▶ _DATASET SECTION_
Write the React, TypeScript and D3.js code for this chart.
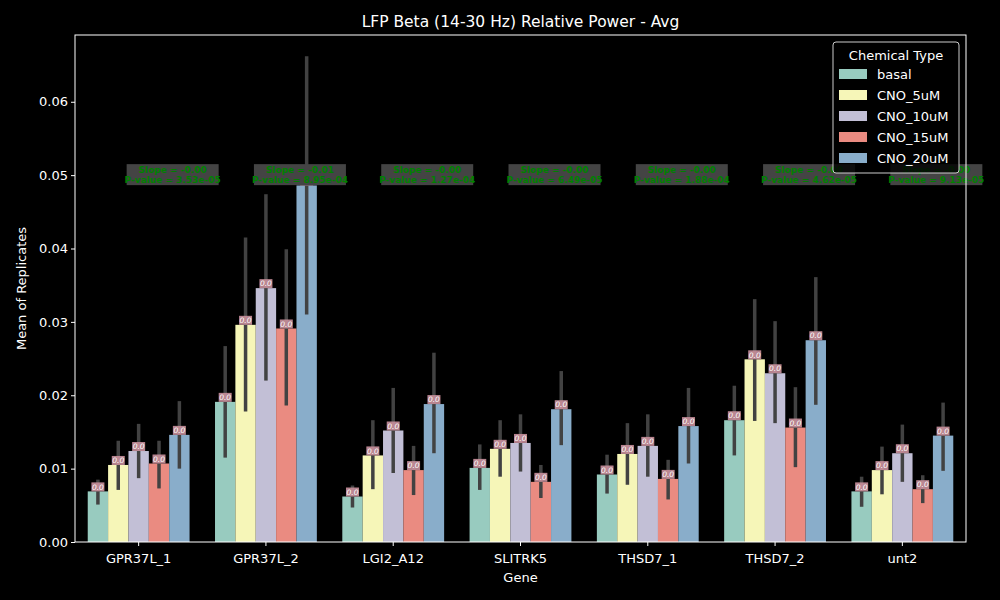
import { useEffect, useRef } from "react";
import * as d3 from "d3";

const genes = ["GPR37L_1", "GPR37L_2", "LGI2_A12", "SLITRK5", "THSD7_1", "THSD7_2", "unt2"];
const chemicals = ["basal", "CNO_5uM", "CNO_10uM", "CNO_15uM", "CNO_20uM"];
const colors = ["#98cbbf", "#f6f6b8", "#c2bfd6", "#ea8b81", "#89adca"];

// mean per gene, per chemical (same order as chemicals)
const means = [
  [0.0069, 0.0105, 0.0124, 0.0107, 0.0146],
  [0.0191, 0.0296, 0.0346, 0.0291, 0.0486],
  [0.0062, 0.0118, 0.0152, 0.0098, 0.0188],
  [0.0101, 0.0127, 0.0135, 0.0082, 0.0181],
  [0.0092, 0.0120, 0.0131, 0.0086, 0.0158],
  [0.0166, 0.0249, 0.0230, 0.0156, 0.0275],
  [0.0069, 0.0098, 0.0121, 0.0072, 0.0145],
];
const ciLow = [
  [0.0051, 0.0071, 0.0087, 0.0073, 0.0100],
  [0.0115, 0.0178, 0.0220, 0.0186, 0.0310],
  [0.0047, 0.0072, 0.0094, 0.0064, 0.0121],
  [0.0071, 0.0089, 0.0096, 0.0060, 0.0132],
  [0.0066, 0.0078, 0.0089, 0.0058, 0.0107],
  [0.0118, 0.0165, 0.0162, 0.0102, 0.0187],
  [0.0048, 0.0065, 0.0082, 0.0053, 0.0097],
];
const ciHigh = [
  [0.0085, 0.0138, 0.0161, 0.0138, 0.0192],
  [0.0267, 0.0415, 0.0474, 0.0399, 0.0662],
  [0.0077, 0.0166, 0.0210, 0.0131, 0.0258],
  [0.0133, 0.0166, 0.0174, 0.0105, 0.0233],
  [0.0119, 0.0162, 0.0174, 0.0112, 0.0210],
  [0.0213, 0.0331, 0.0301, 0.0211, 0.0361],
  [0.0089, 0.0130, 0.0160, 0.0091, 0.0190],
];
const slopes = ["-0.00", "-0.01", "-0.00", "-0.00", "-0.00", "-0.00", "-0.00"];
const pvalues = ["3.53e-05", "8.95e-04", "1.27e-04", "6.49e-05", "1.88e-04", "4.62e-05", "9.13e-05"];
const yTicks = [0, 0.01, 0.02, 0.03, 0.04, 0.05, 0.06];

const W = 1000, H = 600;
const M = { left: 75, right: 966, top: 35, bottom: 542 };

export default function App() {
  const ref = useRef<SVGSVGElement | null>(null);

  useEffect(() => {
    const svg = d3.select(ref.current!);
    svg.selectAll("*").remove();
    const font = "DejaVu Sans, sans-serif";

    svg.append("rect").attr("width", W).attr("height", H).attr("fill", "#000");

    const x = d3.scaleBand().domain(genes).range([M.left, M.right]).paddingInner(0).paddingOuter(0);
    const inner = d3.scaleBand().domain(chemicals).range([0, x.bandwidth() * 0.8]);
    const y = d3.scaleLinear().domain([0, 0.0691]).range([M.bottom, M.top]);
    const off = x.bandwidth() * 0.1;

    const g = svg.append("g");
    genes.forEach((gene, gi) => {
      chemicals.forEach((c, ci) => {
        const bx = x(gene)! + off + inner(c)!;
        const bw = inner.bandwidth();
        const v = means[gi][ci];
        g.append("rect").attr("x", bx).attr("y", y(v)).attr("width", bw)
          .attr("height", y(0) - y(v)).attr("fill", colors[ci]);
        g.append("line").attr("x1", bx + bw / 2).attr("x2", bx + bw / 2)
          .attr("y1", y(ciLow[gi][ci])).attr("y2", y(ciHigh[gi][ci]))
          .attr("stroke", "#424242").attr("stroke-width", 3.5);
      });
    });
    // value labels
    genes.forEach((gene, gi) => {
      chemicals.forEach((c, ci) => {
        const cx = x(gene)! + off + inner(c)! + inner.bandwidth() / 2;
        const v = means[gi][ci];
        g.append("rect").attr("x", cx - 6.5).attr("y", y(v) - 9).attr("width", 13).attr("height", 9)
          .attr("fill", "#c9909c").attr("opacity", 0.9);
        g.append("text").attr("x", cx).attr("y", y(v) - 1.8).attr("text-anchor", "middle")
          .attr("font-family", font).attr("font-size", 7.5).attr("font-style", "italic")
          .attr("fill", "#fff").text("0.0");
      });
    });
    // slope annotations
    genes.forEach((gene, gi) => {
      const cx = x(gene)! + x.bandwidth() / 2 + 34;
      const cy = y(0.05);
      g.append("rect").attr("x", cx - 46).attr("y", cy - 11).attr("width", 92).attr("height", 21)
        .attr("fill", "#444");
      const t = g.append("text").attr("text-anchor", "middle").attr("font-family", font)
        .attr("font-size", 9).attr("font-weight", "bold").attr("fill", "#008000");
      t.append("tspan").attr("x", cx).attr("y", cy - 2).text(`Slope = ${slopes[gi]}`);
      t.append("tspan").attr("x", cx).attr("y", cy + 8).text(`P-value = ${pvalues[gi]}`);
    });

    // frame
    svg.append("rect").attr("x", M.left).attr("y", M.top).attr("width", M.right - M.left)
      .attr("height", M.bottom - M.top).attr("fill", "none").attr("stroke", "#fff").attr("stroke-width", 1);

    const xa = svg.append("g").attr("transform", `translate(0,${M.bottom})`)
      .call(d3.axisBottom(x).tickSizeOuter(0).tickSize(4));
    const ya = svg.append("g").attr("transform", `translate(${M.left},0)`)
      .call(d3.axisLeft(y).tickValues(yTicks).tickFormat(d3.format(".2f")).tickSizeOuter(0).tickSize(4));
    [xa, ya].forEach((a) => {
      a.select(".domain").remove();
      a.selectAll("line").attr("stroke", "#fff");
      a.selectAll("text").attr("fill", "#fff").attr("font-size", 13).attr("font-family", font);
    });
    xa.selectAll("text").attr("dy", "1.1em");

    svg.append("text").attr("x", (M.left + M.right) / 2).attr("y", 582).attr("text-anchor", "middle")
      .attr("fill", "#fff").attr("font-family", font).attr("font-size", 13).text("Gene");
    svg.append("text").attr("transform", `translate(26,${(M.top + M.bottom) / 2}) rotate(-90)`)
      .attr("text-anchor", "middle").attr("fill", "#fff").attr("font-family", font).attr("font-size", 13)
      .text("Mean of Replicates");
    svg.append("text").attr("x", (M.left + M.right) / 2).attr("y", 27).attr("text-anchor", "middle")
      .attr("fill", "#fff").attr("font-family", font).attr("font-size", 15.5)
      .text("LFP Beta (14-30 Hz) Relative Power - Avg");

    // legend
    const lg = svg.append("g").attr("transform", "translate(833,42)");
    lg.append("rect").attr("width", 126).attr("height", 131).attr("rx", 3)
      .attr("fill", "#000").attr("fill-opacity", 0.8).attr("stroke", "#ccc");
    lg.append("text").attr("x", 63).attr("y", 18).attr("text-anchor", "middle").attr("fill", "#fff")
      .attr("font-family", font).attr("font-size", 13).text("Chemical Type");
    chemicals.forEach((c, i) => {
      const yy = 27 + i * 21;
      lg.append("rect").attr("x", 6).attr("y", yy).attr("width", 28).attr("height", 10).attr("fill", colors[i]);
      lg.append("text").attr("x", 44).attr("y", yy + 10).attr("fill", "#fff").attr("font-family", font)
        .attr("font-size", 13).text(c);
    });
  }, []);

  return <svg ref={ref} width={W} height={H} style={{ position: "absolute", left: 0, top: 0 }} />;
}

▶ _SHORT TASK_
The listing above needs to be output again exactly. Don't include the pictures.

▶ _SOLUTION TO THIS TASK_
Write the React, TypeScript and D3.js code for this chart.
import { useEffect, useRef } from "react";
import * as d3 from "d3";

const genes = ["GPR37L_1", "GPR37L_2", "LGI2_A12", "SLITRK5", "THSD7_1", "THSD7_2", "unt2"];
const chemicals = ["basal", "CNO_5uM", "CNO_10uM", "CNO_15uM", "CNO_20uM"];
const colors = ["#98cbbf", "#f6f6b8", "#c2bfd6", "#ea8b81", "#89adca"];

// mean per gene, per chemical (same order as chemicals)
const means = [
  [0.0069, 0.0105, 0.0124, 0.0107, 0.0146],
  [0.0191, 0.0296, 0.0346, 0.0291, 0.0486],
  [0.0062, 0.0118, 0.0152, 0.0098, 0.0188],
  [0.0101, 0.0127, 0.0135, 0.0082, 0.0181],
  [0.0092, 0.0120, 0.0131, 0.0086, 0.0158],
  [0.0166, 0.0249, 0.0230, 0.0156, 0.0275],
  [0.0069, 0.0098, 0.0121, 0.0072, 0.0145],
];
const ciLow = [
  [0.0051, 0.0071, 0.0087, 0.0073, 0.0100],
  [0.0115, 0.0178, 0.0220, 0.0186, 0.0310],
  [0.0047, 0.0072, 0.0094, 0.0064, 0.0121],
  [0.0071, 0.0089, 0.0096, 0.0060, 0.0132],
  [0.0066, 0.0078, 0.0089, 0.0058, 0.0107],
  [0.0118, 0.0165, 0.0162, 0.0102, 0.0187],
  [0.0048, 0.0065, 0.0082, 0.0053, 0.0097],
];
const ciHigh = [
  [0.0085, 0.0138, 0.0161, 0.0138, 0.0192],
  [0.0267, 0.0415, 0.0474, 0.0399, 0.0662],
  [0.0077, 0.0166, 0.0210, 0.0131, 0.0258],
  [0.0133, 0.0166, 0.0174, 0.0105, 0.0233],
  [0.0119, 0.0162, 0.0174, 0.0112, 0.0210],
  [0.0213, 0.0331, 0.0301, 0.0211, 0.0361],
  [0.0089, 0.0130, 0.0160, 0.0091, 0.0190],
];
const slopes = ["-0.00", "-0.01", "-0.00", "-0.00", "-0.00", "-0.00", "-0.00"];
const pvalues = ["3.53e-05", "8.95e-04", "1.27e-04", "6.49e-05", "1.88e-04", "4.62e-05", "9.13e-05"];
const yTicks = [0, 0.01, 0.02, 0.03, 0.04, 0.05, 0.06];

const W = 1000, H = 600;
const M = { left: 75, right: 966, top: 35, bottom: 542 };

export default function App() {
  const ref = useRef<SVGSVGElement | null>(null);

  useEffect(() => {
    const svg = d3.select(ref.current!);
    svg.selectAll("*").remove();
    const font = "DejaVu Sans, sans-serif";

    svg.append("rect").attr("width", W).attr("height", H).attr("fill", "#000");

    const x = d3.scaleBand().domain(genes).range([M.left, M.right]).paddingInner(0).paddingOuter(0);
    const inner = d3.scaleBand().domain(chemicals).range([0, x.bandwidth() * 0.8]);
    const y = d3.scaleLinear().domain([0, 0.0691]).range([M.bottom, M.top]);
    const off = x.bandwidth() * 0.1;

    const g = svg.append("g");
    genes.forEach((gene, gi) => {
      chemicals.forEach((c, ci) => {
        const bx = x(gene)! + off + inner(c)!;
        const bw = inner.bandwidth();
        const v = means[gi][ci];
        g.append("rect").attr("x", bx).attr("y", y(v)).attr("width", bw)
          .attr("height", y(0) - y(v)).attr("fill", colors[ci]);
        g.append("line").attr("x1", bx + bw / 2).attr("x2", bx + bw / 2)
          .attr("y1", y(ciLow[gi][ci])).attr("y2", y(ciHigh[gi][ci]))
          .attr("stroke", "#424242").attr("stroke-width", 3.5);
      });
    });
    // value labels
    genes.forEach((gene, gi) => {
      chemicals.forEach((c, ci) => {
        const cx = x(gene)! + off + inner(c)! + inner.bandwidth() / 2;
        const v = means[gi][ci];
        g.append("rect").attr("x", cx - 6.5).attr("y", y(v) - 9).attr("width", 13).attr("height", 9)
          .attr("fill", "#c9909c").attr("opacity", 0.9);
        g.append("text").attr("x", cx).attr("y", y(v) - 1.8).attr("text-anchor", "middle")
          .attr("font-family", font).attr("font-size", 7.5).attr("font-style", "italic")
          .attr("fill", "#fff").text("0.0");
      });
    });
    // slope annotations
    genes.forEach((gene, gi) => {
      const cx = x(gene)! + x.bandwidth() / 2 + 34;
      const cy = y(0.05);
      g.append("rect").attr("x", cx - 46).attr("y", cy - 11).attr("width", 92).attr("height", 21)
        .attr("fill", "#444");
      const t = g.append("text").attr("text-anchor", "middle").attr("font-family", font)
        .attr("font-size", 9).attr("font-weight", "bold").attr("fill", "#008000");
      t.append("tspan").attr("x", cx).attr("y", cy - 2).text(`Slope = ${slopes[gi]}`);
      t.append("tspan").attr("x", cx).attr("y", cy + 8).text(`P-value = ${pvalues[gi]}`);
    });

    // frame
    svg.append("rect").attr("x", M.left).attr("y", M.top).attr("width", M.right - M.left)
      .attr("height", M.bottom - M.top).attr("fill", "none").attr("stroke", "#fff").attr("stroke-width", 1);

    const xa = svg.append("g").attr("transform", `translate(0,${M.bottom})`)
      .call(d3.axisBottom(x).tickSizeOuter(0).tickSize(4));
    const ya = svg.append("g").attr("transform", `translate(${M.left},0)`)
      .call(d3.axisLeft(y).tickValues(yTicks).tickFormat(d3.format(".2f")).tickSizeOuter(0).tickSize(4));
    [xa, ya].forEach((a) => {
      a.select(".domain").remove();
      a.selectAll("line").attr("stroke", "#fff");
      a.selectAll("text").attr("fill", "#fff").attr("font-size", 13).attr("font-family", font);
    });
    xa.selectAll("text").attr("dy", "1.1em");

    svg.append("text").attr("x", (M.left + M.right) / 2).attr("y", 582).attr("text-anchor", "middle")
      .attr("fill", "#fff").attr("font-family", font).attr("font-size", 13).text("Gene");
    svg.append("text").attr("transform", `translate(26,${(M.top + M.bottom) / 2}) rotate(-90)`)
      .attr("text-anchor", "middle").attr("fill", "#fff").attr("font-family", font).attr("font-size", 13)
      .text("Mean of Replicates");
    svg.append("text").attr("x", (M.left + M.right) / 2).attr("y", 27).attr("text-anchor", "middle")
      .attr("fill", "#fff").attr("font-family", font).attr("font-size", 15.5)
      .text("LFP Beta (14-30 Hz) Relative Power - Avg");

    // legend
    const lg = svg.append("g").attr("transform", "translate(833,42)");
    lg.append("rect").attr("width", 126).attr("height", 131).attr("rx", 3)
      .attr("fill", "#000").attr("fill-opacity", 0.8).attr("stroke", "#ccc");
    lg.append("text").attr("x", 63).attr("y", 18).attr("text-anchor", "middle").attr("fill", "#fff")
      .attr("font-family", font).attr("font-size", 13).text("Chemical Type");
    chemicals.forEach((c, i) => {
      const yy = 27 + i * 21;
      lg.append("rect").attr("x", 6).attr("y", yy).attr("width", 28).attr("height", 10).attr("fill", colors[i]);
      lg.append("text").attr("x", 44).attr("y", yy + 10).attr("fill", "#fff").attr("font-family", font)
        .attr("font-size", 13).text(c);
    });
  }, []);

  return <svg ref={ref} width={W} height={H} style={{ position: "absolute", left: 0, top: 0 }} />;
}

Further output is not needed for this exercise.